Common Voice Scripted Speech 23.0 - Wakhi

Locale: wbl

Size: 305.60 MB

Task: ASR

Format: MP3

License: CC-0


Wakhi (Wuk̃hikwor) — Wakhi (wbl)

This datasheet is for version 23.0 of the the Mozilla Common Voice Scripted Speech dataset for Wakhi (wbl). The dataset contains 16 hours of recorded speech (13 hours validated) from 13 speakers.

Language

Wakhi or Wakhani is indigenously termed as K̃hikwor (contraction of Wuk̃hikwor). It's an old eastern Iranian or Iranic language within the Pamiri branch. Though, diasporas also live in Russia and Turkey as well as in the European, American an Australian continents, the Wakhi (or K̃hikwor) language is spoken indigenously in Pakistan, China, Afghanistan, Tajikistan and Kirghizistan.

Demographic information

The dataset includes the following distribution of age and gender.

Gender

Self-declared gender information, percentage refers to the number of clips annotated with this gender.

GenderPertentage
Undefined88.0%
Male Masculine12.0%

Age

Self-declared age information, percentage refers to the number of clips annotated with this age band.

Age BandPercentage
Undefined21.0%
Thirties1.0%
Sixties12.0%
Seventies66.0%

Text corpus

The corpus has sentences of Hunza Wakhi and based on extensive anthropological and linguistic fieldwork in Pakistan, China, Afghanistan and Tajikistan.

Writing system

The script used is Roman Anglicized writing system, which is the approved script by Wakhi Tajik Cultural Association (WTCA), Pakistan, an Ishkoman Wakhi Welfare Organization (IWWO). Through this script, the literate Wakhi people easily and happily interact with each other across the borders on social media forums: it thus facilitates their creativities, thought expression in textual form and binds them together.

Symbol table

D̃d̃ Dh Ee Ẽẽ Ff Gg Gh g̃h Ii Jj J̃j̃ Kk Kh K̃h Ll Mm Nn Oo Pp Qq Rr Ss Sh S̃h Tt T̃t̃ Th Uu Ũũ Vv Ww Yy Zz Zh Z̃hZ̃z̃

Sample

There follows a randomly selected sample of five sentences from the corpus.

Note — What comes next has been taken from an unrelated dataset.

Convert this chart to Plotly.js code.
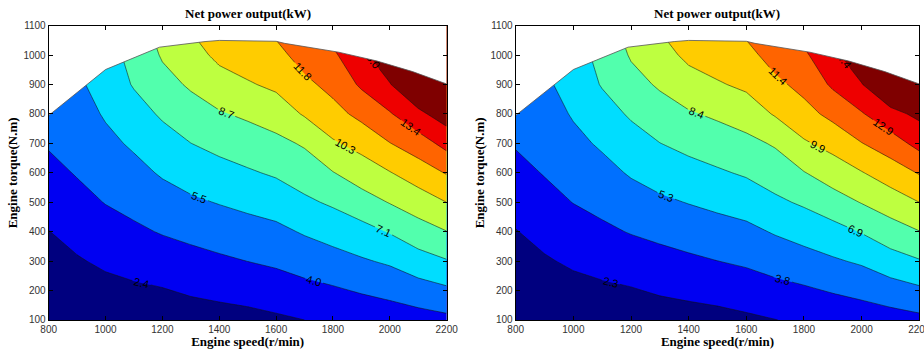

Kum insone ki cẽ haq en k̃hat e disht, yowe k̃hũ Khũdhoy disht.
Yemi ya inson ki yowes̃h aql-e bũnyodher bafig̃h et shakig̃hev yewerd.
Agar ki aql-e ya jũz cam en nik̃hinden, insoni cẽ kũ haywon’v en  be lup darinda.
Woz sakes̃h dem k̃hũ jahon insonev winen ki dẽ aql en qiti, cerenges̃h darinda wocen.
Parwardigore haya dẽstan inson-e rũwes̃h e jũr k̃hak dẽstan, bihisht et dũz̃akh-e tasawũr ratk.

Automatic random samples

Ya’ni ayem tosh Khon tat cẽ tarat-e k̃hat en aya bu asp-e kũleki yan woz steti Gũl-e Qũrbon tat’rek.
Cẽ ilmẽn beshkhayi hũnar nast.
Cerg mazhẽ yavẽr wẽchel k̃hetuwa?
Yowe ya yupki det dez̃hd wozomdi dem chaleksar yow pũrũti kert Podshohbachaher.
Chi chiz jondori tra?

Sources

  1. Texts (sentences) made out of my own brain (creation) during the assignment period.

  2. Texts out of selected Wakhi poetries.

  3. New Wakhi transcriptions (texts) of the interviews out of my extensive fieldwork in Pakistan, china, Afghanistan and Tajikistan

  4. Wakhi publications from formal website: www.fazalamin.com

Text domains

General

Community links

Datasheet authors

  • Mazdak Beg

  • Ahmad Jami Sakhi

  • Mr. Amanullah

  • Fazal Amin Beg

Funding

Mozilla Foundation

Licence

This dataset is released under the Creative Commons Zero (CC-0) licence. By downloading this data you agree to not determine the identity of speakers in the dataset.